Validation accuracy for large model low, mistakes in model

xiaolai-sqlai / mobilenetv3

mobilenetv3 with pytorch，provide pre-train model

MIT License

1.6k stars 340 forks source link

Validation accuracy for large model low, mistakes in model #8

Open rwightman opened 5 years ago

rwightman commented 5 years ago

As with #5, the validation accuracy for the large model is also well below the stated. I was curious because the stated result, beating the official, with 1.4m less parameters would be impressive.

I only get: Prec@1 70.788 (29.212) Prec@5 89.410 (10.590)

Several things to fix in the model:

squeeze-excite layers should reduce the spatial dims with either a mean across spatial dim or avgpool. You have the avg pool in there but aren't using it.
should be no BN in SE module
SE module should be applied between the 3x3 DW conv and the 1x1 PWL, not after the PWL
as per paper, the reduction for the SE layer in mobilnet v3 should be applied to the expanded width
there were mistakes in the last block of 5x5 convs in the paper, those mistakes have been fixed with a new version, location of the last stride 2 changed and one of the 672 expansions should be 960
should be no batch norm after the linear before the classifier layer

xiaolai-sqlai commented 5 years ago

I add some tricks, some important tricks like warmup and cosine learning rate are really useful，besides, I use DALI bu Nvidia to load the model.

xiaolai-sqlai commented 5 years ago

I think the main cause is the dataloader, I will reproduce the model by dataloader in pytorch, instead of DALI.

JTzhuang commented 4 years ago

加载模型之后，第一个epoch的验证精度大幅度降低，从第二个epoch开始恢复正常，请问是什么原因。
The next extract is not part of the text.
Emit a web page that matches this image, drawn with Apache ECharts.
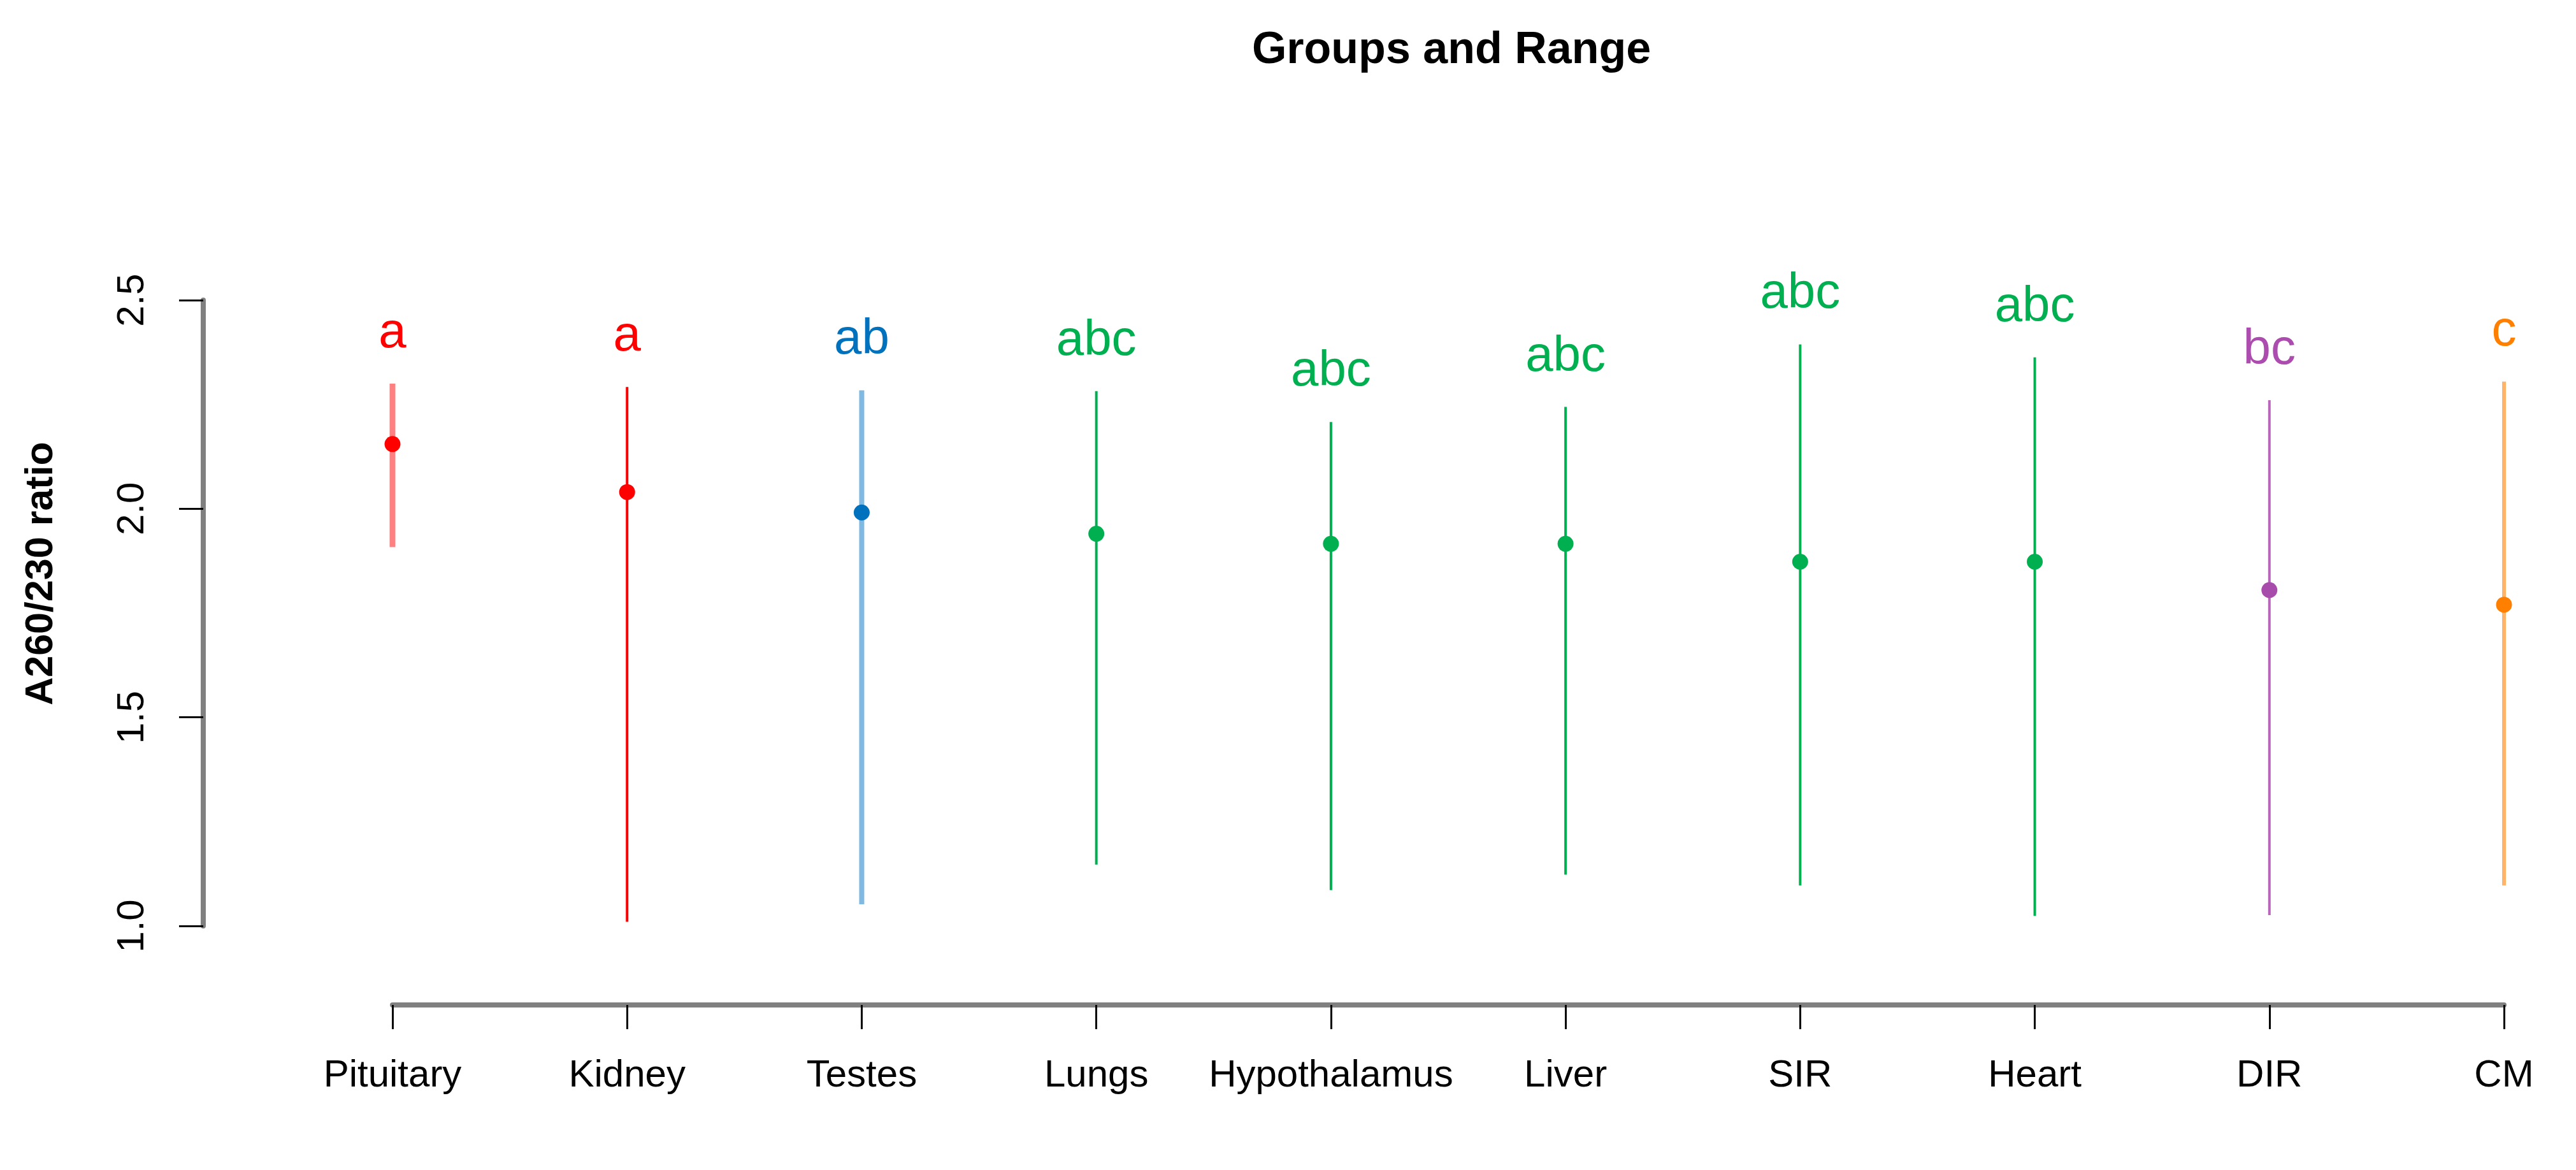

rwightman commented 4 years ago

Revisiting this. Google finally released their official version of MobileNet-V3 a few weeks ago now. It confirmed the known issues mentioned here and several more: https://github.com/tensorflow/models/tree/master/research/slim/nets/mobilenet

I have also validated my own version of MobileNet-V3 in PyTorch. I trained from scratch back in May and reproduced the paper accuracy with a standard PyTorch data loader and preprocessing configuration. With the official Tensorflow release, I realized a few small differences and have updated mine to include a Tensorflow compatble version with weights from the official version. https://github.com/rwightman/gen-efficientnet-pytorch

TKONIY commented 4 years ago

Wow, thanks a lot. I've tried to find it in official repo but I only saw mobilenetv2 at that time. You and your repo are really great help.

rebeen commented 4 years ago

I have been looking at some implementation of mobilenetv3 but I have not seen the AutoML part in the codes, how does this work with mobilenetv3

rwightman commented 4 years ago

@rebeen I have not seen a full implementation of the Mobilenetv3 AutoML search (platform aware NAS (MnasNet) + NetAdapt) that would reproduce these networks. The platform aware NAS is a reinforcement learning based method, generally those are quite expensive to run, even with constraints on the architecture.

However, there are other search algorithms and bits and pieces out there that work with the same building blocks:

rebeen commented 4 years ago

@rwightman Thank you very much for your detailed explanation. I will check the links you have provided.